Cette évolution s’accompagne d’un renforcement de la protection des lanceurs d’alerte. La directive européenne du 23 octobre 2019, transposée par la loi française du 21 mars 2022, améliore significativement leur statut juridique, facilitant ainsi la détection des fraudes complexes. Les affaires LuxLeaks et Panama Papers ont démontré l’importance cruciale de ces sources d’information pour mettre au jour des schémas d’évasion sophistiqués.

L’avenir du droit pénal fiscal s’oriente vraisemblablement vers un équilibre plus fin entre répression et prévention. La compliance fiscale, inspirée des mécanismes anti-corruption, gagne du terrain avec l’émergence de programmes de conformité permettant aux entreprises de prévenir les risques de fraude. Cette approche préventive pourrait à terme modifier profondément la relation entre l’administration fiscale et les contribuables, en privilégiant le dialogue préalable à la sanction.

Défis éthiques et constitutionnels

Le renforcement continu de l’arsenal répressif soulève néanmoins d’importantes questions éthiques et constitutionnelles. Le Conseil constitutionnel a déjà eu l’occasion de censurer certaines dispositions jugées excessives, comme l’illustre sa décision du 27 septembre 2019 relative à la publicité des sanctions fiscales.

La question de la proportionnalité des peines reste au cœur des débats. L’accumulation de sanctions administratives et pénales, bien que validée dans son principe, continue de susciter des interrogations au regard du principe non bis in idem. La Cour européenne des droits de l’homme maintient une vigilance constante sur ce point, comme en témoigne l’arrêt Johannesson et autres c/ Islande du 18 mai 2017.

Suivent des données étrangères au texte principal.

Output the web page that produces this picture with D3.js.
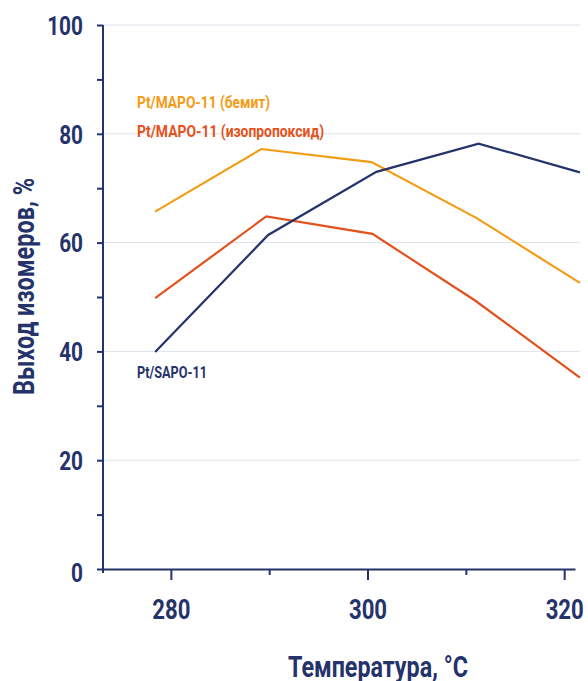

Le défi majeur pour les années à venir consistera à maintenir un équilibre délicat entre l’efficacité répressive légitimement attendue par les citoyens et le respect des droits fondamentaux des contribuables. L’enjeu est de taille : assurer le recouvrement optimal de l’impôt sans transformer la lutte contre la fraude fiscale en instrument de pouvoir arbitraire.